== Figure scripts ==
::::::
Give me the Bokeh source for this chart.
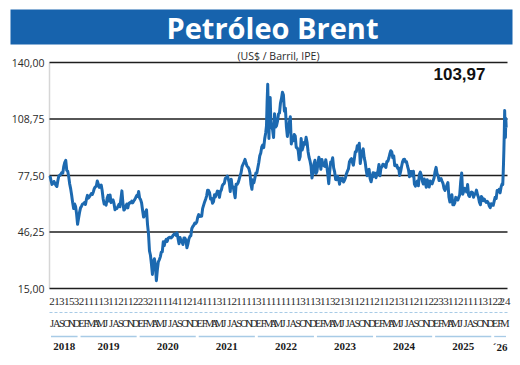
from bokeh.plotting import figure
from bokeh.core.properties import value
from bokeh.embed import file_html
from bokeh.resources import INLINE

# ---------------- data ----------------
title = "Petróleo Brent"
subtitle = "(US$ / Barril, IPE)"

y_ticks = [15, 46.25, 77.5, 108.75, 140]
y_tick_labels = ["15,00", "46,25", "77,50", "108,75", "140,00"]

month_letters = (["J", "A", "S", "O", "N", "D"]
                 + ["E", "F", "M", "A", "M", "J", "J", "A", "S", "O", "N", "D"] * 7
                 + ["E", "F", "M"])

day_labels = ["2", "1", "3", "1", "5", "3",
              "2", "1", "1", "1", "1", "3", "1", "1", "2", "1", "1", "2",
              "2", "3", "2", "1", "1", "1", "1", "4", "1", "1", "2", "1",
              "4", "1", "1", "1", "3", "1", "1", "2", "1", "1", "1", "1",
              "3", "1", "1", "1", "1", "1", "1", "1", "1", "3", "1", "1",
              "3", "1", "1", "3", "2", "1", "3", "1", "1", "2", "1", "1",
              "2", "1", "1", "2", "1", "3", "1", "1", "2", "1", "1", "2",
              "2", "3", "3", "1", "1", "2", "1", "1", "1", "1", "3", "1",
              "2", "2", "24"]

year_labels = ["2018", "2019", "2020", "2021", "2022", "2023", "2024", "2025", "´26"]
months_per_year = [6, 12, 12, 12, 12, 12, 12, 12, 3]
last_month_fraction = 24 / 31

# Brent price, several readings per month (month by month)
brent_2018 = [[77.3, 74.8, 72.6, 73.1, 74.2], [73.2, 72.1, 71.4, 74.7, 77.4],
              [77.5, 78.2, 79.1, 78.8, 82.6], [84.8, 85.9, 80.4, 79.8, 76.9],
              [72.8, 70.1, 66.6, 62.6, 59.2], [61.7, 60.3, 56.3, 50.5, 53.8]]
brent_2019 = [[57.1, 59.6, 60.5, 61.7, 61.9], [62.5, 61.5, 64.4, 66.5, 65.0],
              [65.7, 66.6, 67.5, 67.0, 68.4], [70.3, 71.2, 71.6, 74.5, 72.8],
              [70.9, 71.2, 72.2, 69.0, 64.5], [61.7, 62.0, 61.1, 64.9, 66.5],
              [63.4, 66.7, 62.5, 63.5, 64.0], [61.9, 58.5, 59.5, 59.3, 60.4],
              [61.5, 60.2, 64.6, 69.0, 62.5], [58.4, 58.9, 60.5, 61.7, 59.6],
              [62.1, 62.5, 62.3, 63.3, 62.4], [63.4, 64.2, 65.2, 66.4, 66.0]]
brent_2020 = [[68.6, 65.0, 64.2, 62.3, 58.3], [54.5, 55.3, 57.3, 58.5, 50.5],
              [45.3, 35.8, 33.4, 28.5, 22.8], [29.9, 31.5, 28.0, 19.3, 25.3],
              [29.7, 30.9, 32.5, 35.1, 35.3], [40.8, 38.7, 41.0, 42.2, 41.1],
              [42.8, 43.2, 43.3, 43.0, 43.5], [44.4, 45.0, 45.2, 44.4, 45.8],
              [42.7, 39.8, 43.2, 41.4, 40.9], [39.3, 42.9, 42.9, 41.8, 37.5],
              [39.5, 42.4, 43.8, 44.2, 48.2], [49.3, 50.0, 51.2, 50.9, 51.8]]
brent_2021 = [[54.4, 55.9, 54.8, 55.4, 55.0], [59.3, 61.1, 62.9, 64.4, 66.1],
              [69.4, 69.2, 68.0, 64.5, 64.9], [62.2, 63.0, 66.8, 65.7, 67.3],
              [68.9, 68.7, 65.4, 68.5, 69.6], [71.9, 72.7, 73.2, 75.9, 76.2],
              [77.2, 75.6, 73.5, 68.6, 75.4], [71.1, 71.3, 68.2, 65.2, 72.7],
              [72.6, 73.5, 75.3, 77.3, 79.0], [82.4, 83.7, 84.9, 86.4, 84.4],
              [82.7, 82.2, 81.2, 78.9, 72.7], [69.9, 75.2, 73.5, 76.0, 78.9]]
brent_2022 = [[78.9, 81.8, 84.7, 88.4, 90.0], [93.3, 94.4, 92.9, 97.9, 101.0],
              [105.0, 118.1, 128.0, 111.0, 98.0, 115.6, 120.6, 107.9],
              [104.4, 102.8, 98.5, 111.7, 104.3], [105.0, 107.5, 111.6, 112.0, 117.6],
              [120.0, 123.6, 122.0, 113.1, 114.8], [104.6, 99.1, 103.2, 106.9, 110.0],
              [94.9, 98.2, 96.7, 100.2, 99.3], [93.0, 92.8, 91.4, 86.2, 88.0],
              [97.9, 91.6, 93.5, 95.8, 94.8], [98.6, 95.9, 90.8, 87.6, 85.6],
              [82.7, 76.1, 79.0, 83.9, 85.9]]
brent_2023 = [[78.6, 79.7, 84.0, 87.6, 84.9], [80.9, 86.4, 84.0, 83.0, 82.5],
              [86.2, 82.8, 78.4, 73.0, 79.8], [85.0, 84.9, 87.3, 81.7, 79.5],
              [75.3, 75.2, 77.0, 75.6, 72.7], [76.0, 74.8, 76.1, 73.9, 74.9],
              [76.3, 78.5, 79.9, 81.1, 85.0], [86.2, 86.8, 84.8, 83.2, 86.9],
              [90.6, 90.7, 93.9, 93.3, 95.3], [84.1, 88.2, 90.9, 92.2, 87.4],
              [84.9, 80.6, 77.4, 80.6, 80.9], [75.8, 74.0, 76.6, 79.0, 77.0]]
brent_2024 = [[78.8, 76.3, 78.3, 80.0, 83.6], [77.3, 81.6, 82.2, 83.7, 83.6],
              [82.8, 81.9, 85.3, 85.4, 87.0], [89.4, 91.2, 90.5, 87.3, 88.4],
              [83.0, 82.8, 83.3, 81.4, 81.6], [77.5, 79.8, 82.6, 85.2, 86.4],
              [86.5, 85.0, 85.1, 82.6, 80.7], [76.8, 79.7, 79.7, 77.2, 79.9],
              [72.7, 71.6, 72.7, 74.5, 71.8], [78.0, 79.4, 77.5, 74.5, 72.8],
              [75.6, 73.9, 71.0, 75.2, 72.9], [71.1, 74.5, 73.5, 72.9, 74.6]]
brent_2025 = [[76.3, 79.8, 82.0, 78.5, 77.5], [74.7, 75.0, 75.8, 74.4, 73.2],
              [70.4, 69.3, 70.6, 72.2, 73.6], [65.6, 62.8, 64.8, 66.9, 61.3],
              [61.3, 62.4, 65.4, 64.8, 63.9], [65.3, 66.9, 74.2, 78.9, 67.1],
              [68.6, 70.4, 69.4, 68.4, 72.5], [66.6, 65.9, 67.7, 68.4, 68.1],
              [65.5, 67.0, 67.4, 69.4, 67.0], [65.5, 62.7, 61.3, 65.9, 65.0],
              [63.6, 64.4, 63.2, 62.6, 63.2], [62.4, 60.6, 59.7, 61.9, 61.1]]
brent_2026 = [[61.0, 63.3, 65.5, 64.8, 69.2], [68.5, 69.8, 67.9, 71.2, 72.8],
              [72.5, 78.0, 84.5, 92.0, 101.0, 113.5, 104.0, 98.5, 109.0, 103.97]]

# ---------------- build series ----------------
all_months = (brent_2018 + brent_2019 + brent_2020 + brent_2021 + brent_2022
              + brent_2023 + brent_2024 + brent_2025 + brent_2026)
n_months = len(all_months)
xs, ys = [], []
for i, vals in enumerate(all_months):
    span = last_month_fraction if i == n_months - 1 else 1.0
    n = len(vals)
    for k, v in enumerate(vals):
        xs.append(i + (k + 0.5) / n * span)
        ys.append(v)
last_value = ys[-1]
last_label = f"{last_value:.2f}".replace(".", ",")

BLUE = "#1763ad"
LINE = "#1c69b0"
LIGHT = "#a8cbe6"
TXT = "#2a2a2a"

# ---------------- geometry (picture pixels -> data units) ----------------
W, H = 520, 365
PLOT_L, PLOT_R = 49, 507      # plot area (picture x) spanning the months
PXM = (PLOT_R - PLOT_L) / n_months
PXU = 226 / 125               # px per US$ (140 at y 62, 15 at y 288)

def mx(px):
    return (px - PLOT_L) / PXM

def vy(py):
    return 140 - (py - 62) / PXU

p = figure(width=W, height=H, x_range=(mx(0), mx(W)), y_range=(vy(H), vy(0)),
           output_backend="svg", toolbar_location=None, x_axis_type=None,
           y_axis_type=None, min_border=0, title=None)
p.outline_line_color = None
p.background_fill_color = "white"
p.border_fill_color = "white"

# banner
p.quad(left=[mx(10)], right=[mx(512)], top=[vy(9)], bottom=[vy(44)],
       fill_color=BLUE, line_color=None)
p.text(x=[mx(272)], y=[vy(27)], text=[title], text_align="center",
       text_baseline="middle", text_font=value("Open Sans"),
       text_font_size="29px", text_font_style="bold", text_color="white")
p.text(x=[n_months / 2], y=[vy(55)], text=[subtitle], text_align="center",
       text_baseline="middle", text_font=value("Open Sans"), text_font_size="10.5px",
       text_color=TXT)

# value axis: left rule, grid lines and labels
p.segment(x0=[0], y0=[y_ticks[0]], x1=[0], y1=[y_ticks[-1]], line_color="#d6d6d6",
          line_width=1.5)
p.segment(x0=[0] * len(y_ticks), y0=y_ticks, x1=[n_months] * len(y_ticks), y1=y_ticks,
          line_color="#1e1e1e", line_width=1.6)
p.text(x=[mx(44)] * len(y_ticks), y=y_ticks, text=y_tick_labels, text_align="right",
       text_baseline="middle", text_font=value("Open Sans"), text_font_size="10.5px",
       text_color=TXT)

# price line
p.line(xs, ys, line_color=LINE, line_width=3.0, line_join="round")

p.text(x=[mx(459)], y=[vy(73)], text=[last_label], text_align="center",
       text_baseline="middle", text_font=value("Liberation Sans"), text_font_size="17px",
       text_font_style="bold", text_color="#111111")

# time axis rows
centers = [i + 0.5 for i in range(n_months)]
p.text(x=centers, y=[vy(301)] * n_months, text=day_labels, text_align="center",
       text_baseline="middle", text_font=value("Liberation Sans Narrow"),
       text_font_size="11px", text_color=TXT)
p.segment(x0=[0], y0=[vy(312)], x1=[n_months], y1=[vy(312)], line_color=LIGHT,
          line_width=1.2, line_dash="3 2")
p.text(x=centers, y=[vy(323)] * n_months, text=month_letters, text_align="center",
       text_baseline="middle", text_font=value("Liberation Sans Narrow"),
       text_font_size="10.5px", text_color=TXT)

starts, ends, mids = [], [], []
acc = 0
for m in months_per_year:
    starts.append(acc + 0.3)
    ends.append(acc + m - 0.3)
    mids.append(acc + m / 2)
    acc += m
p.segment(x0=starts, y0=[vy(336)] * len(starts), x1=ends, y1=[vy(336)] * len(ends),
          line_color=LIGHT, line_width=1.3)
p.text(x=mids, y=[vy(346)] * len(mids), text=year_labels, text_align="center",
       text_baseline="middle", text_font=value("Liberation Sans Narrow"),
       text_font_size="11px", text_font_style="bold", text_color="#1a1a1a")

open("out.html", "w").write(file_html(p, INLINE))
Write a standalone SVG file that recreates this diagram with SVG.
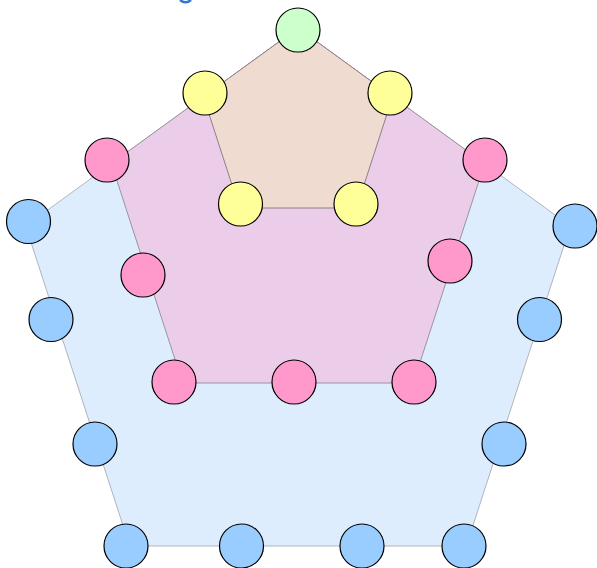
<svg xmlns="http://www.w3.org/2000/svg" width="597" height="568" viewBox="0 0 597 568">
<style>
.n{stroke:#000;stroke-width:1.2}
.b{fill:#99ccff}
.p{fill:#ff99cc}
.y{fill:#ffff99}
.g{fill:#ccffcc}
</style>
<rect width="597" height="568" fill="#fff"/>
<path d="M180,0 Q185.5,4.5 191,0" fill="none" stroke="#2f78d0" stroke-width="2.6"/>
<g id="regions">
<polygon id="outer" points="298,28 570.3,226 466.3,546 129.7,546 25.7,226" fill="#deedfd" stroke="#b0b4bc" stroke-width="1"/>
<polygon id="middle" points="298,28 484.6,163.6 413.3,383 182.7,383 111.4,163.6" fill="#ebcdea" stroke="#9a949c" stroke-width="1"/>
<polygon id="inner" points="298,28 392.6,96.7 356.5,208 239.5,208 203.4,96.7" fill="#efdbd0" stroke="#8e8086" stroke-width="1"/>
</g>
<g id="connectors"></g>
<g id="n0"><circle class="n g" cx="298" cy="30" r="22"/></g>
<g id="y1"><circle class="n y" cx="205" cy="93" r="22"/></g>
<g id="y2"><circle class="n y" cx="390" cy="93" r="22"/></g>
<g id="y3"><circle class="n y" cx="240.5" cy="204" r="22"/></g>
<g id="y4"><circle class="n y" cx="356" cy="204" r="22"/></g>
<g id="p1"><circle class="n p" cx="107" cy="160" r="22"/></g>
<g id="p2"><circle class="n p" cx="485" cy="160" r="22"/></g>
<g id="p3"><circle class="n p" cx="143" cy="275" r="22"/></g>
<g id="p4"><circle class="n p" cx="450" cy="261" r="22"/></g>
<g id="p5"><circle class="n p" cx="174" cy="382" r="22"/></g>
<g id="p6"><circle class="n p" cx="294" cy="382" r="22"/></g>
<g id="p7"><circle class="n p" cx="414" cy="382" r="22"/></g>
<g id="b1"><circle class="n b" cx="28.5" cy="221.5" r="22"/></g>
<g id="b2"><circle class="n b" cx="575" cy="226" r="22"/></g>
<g id="b3"><circle class="n b" cx="51" cy="319.5" r="22"/></g>
<g id="b4"><circle class="n b" cx="539.5" cy="319.5" r="22"/></g>
<g id="b5"><circle class="n b" cx="95" cy="444" r="22"/></g>
<g id="b6"><circle class="n b" cx="504" cy="444" r="22"/></g>
<g id="b7"><circle class="n b" cx="126" cy="546" r="22"/></g>
<g id="b8"><circle class="n b" cx="241.5" cy="546" r="22"/></g>
<g id="b9"><circle class="n b" cx="362" cy="546" r="22"/></g>
<g id="b10"><circle class="n b" cx="464" cy="546" r="22"/></g>
</svg>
::::::
== YOUR INSTRUCTIONS ==
Lines holding the word "this" in the entries above are the ones to pull out. Copy them all.

== TASK RESPONSE ==
Give me the Bokeh source for this chart.
Write a standalone SVG file that recreates this diagram with SVG.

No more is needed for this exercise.